Chi ama e segue il cinema di Woody Allen accorre ad ogni nuovo film non con l’intento di cogliere qualcosa di nuovo e inaspettato, ma di aggiungere l’ennesimo tassello ad un puzzle che ha ormai mostrato il suo disegno e a cui abbiamo già accordato il nostro favore.
Forse, il regista dovrebbe essere più selettivo nella produzione dei suoi lavori, concedersi più tempo e non fare di ogni idea un film.
Ma Woody Allen non è Terrence Malik.
In contemporanea con l’uscita di “Cafè Society” nelle sale italiane (29 Settembre), vengono diffuse le prime indiscrezioni sul prossimo film(il quarantottesimo), mentre la sua prima serie tv è in arrivo.
Sembra che al regista non importi il parere della critica: questa anche quando lo elogia, precisa che i suoi capolavori sono già stati girati, che i temi sono sempre i medesimi, e che ogni protagonista maschile, immancabile, è un suo più o meno buono alter-ego.
Ciò che veramente importa è continuare a scrivere, girare e dirigere in maniera impeccabile attori accuratamente scelti.
Fare cinema è per lui tanto soddisfacente da non doversi costringere a fare del buon cinema.
Fatte rare eccezioni, poi, il suo è sempre buon cinema.
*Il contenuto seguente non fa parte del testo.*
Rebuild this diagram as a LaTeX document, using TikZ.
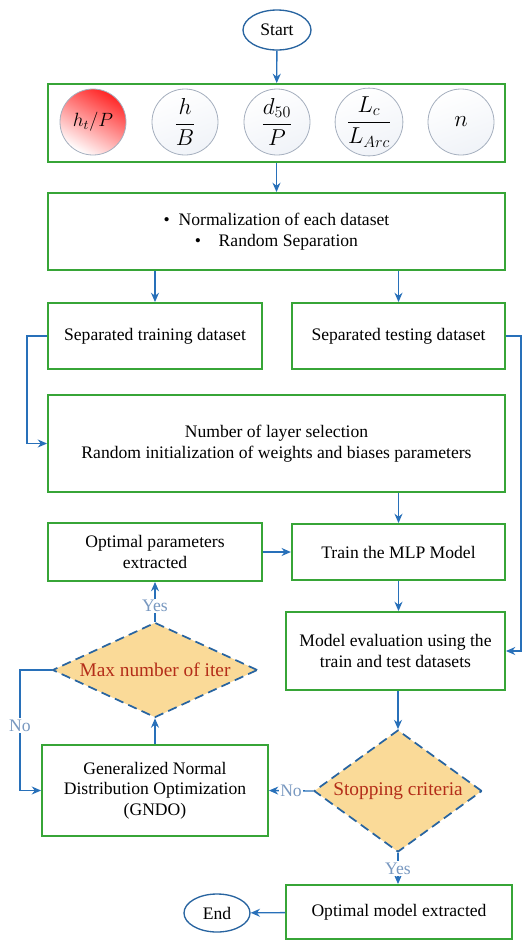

Ci sono punte di eccellenza (come il pluripremiato “Io e Annie” o il più recente “Blue Jasmine”), così come film da dimenticare (“To Rome with Love”, per citarne uno), ma la sua produzione è composta in gran parte da film buoni.
In questa ampia porzione rientra anche Cafè Society.
Bobby(Jesse Eisenberg), ebreo, giovane e impacciato, da New York si trasferisce a Los Angeles per entrare nel paradiso di Hollywood, sperando nell’aiuto dello zio Phill(Steve Carell). Qui s’innamora perdutamente della segretaria Vonnie (una bravissima Kristen Steward), secondo uno schema comune ad altre pellicole alleniane.
Il loro rapporto ha alti e bassi e Bobby finisce per tornarsene a New York, dove ottiene tutto ciò che LA non gli ha dato: una moglie e un riconosciuto prestigio sociale, grazie al locale di moda che gestisce con il fratello gangster Ben (Corey Stoll).
Eppure la storia tra Bobby e Vonnie è destinata a riaprirsi, o a scoprirsi mai chiusa.
Chi conosce Woody Allen è abituato a queste storie d’amore: difficili a concludersi, impossibili a mantenersi.
Con risvolti tarati in maniera sempre differente, non c’è soluzione al mancato idillio; cionomostante bisogna consolarsi in un modo o nell’altro e accettare che non è mai detta l’ultima parola, senza sapere se questo sia un bene o un male.
Inevitabilmente i vari Alvy e Annie (da “Io e Annie”) arrivano ad un punto di rottura; altri, come Gil (protagonista di “Midnight in Paris”), per conservare la possibilità di un amore perfetto, vi rinunciano.
Alla seconda schiera appartengono Bobby e Vonnie perchè “Dreams remain dreams” (“i sogni rimangono sogni”).
Intorno ai protagonisti si muovono una schiera di personaggi secondari: alcuni, come la prostituta alle prime armi Candy (Anna Camp), o Leonard (Stephen Kunken), cognato intellettuale di Bobby, sono quasi dei caratteri; altri invece brillano nonostante la loro marginalità.
Come nel caso di Veronica, moglie di Bobby, a cui Blake Lively presta non solo la sua bellezza radiosa ma anche un fascino che non ha eguali.
Paragonata a lei, Vonnie è banale; Bobby ne è consapevole, e questo senza alterare i suoi sentimenti, mette in crisi la sua ragione.
Parallelamente, si racconta il mondo dello spettacolo degli anni Trenta, New York e Los Angeles, che come rivali danno il meglio di sè grazie alla fotografia di Storaro.
All’impatto visivo, curato nel minimo dettaglio, si affianca quello sonoro: il Jazz e la voce fuori campo dello stesso regista accompagnano le scene. I dialoghi, brillanti e ben strutturati, consentono molti sorrisi. Sono invece rari i momenti che portano alla risata. Anzi, sul finire ci si abbandona all’amarezza e la commedia si spegne rimanendo sospesa in un brindisi di Capodanno che, più che festeggiare l’anno venturo, sembra rimpiangere gli anni passati.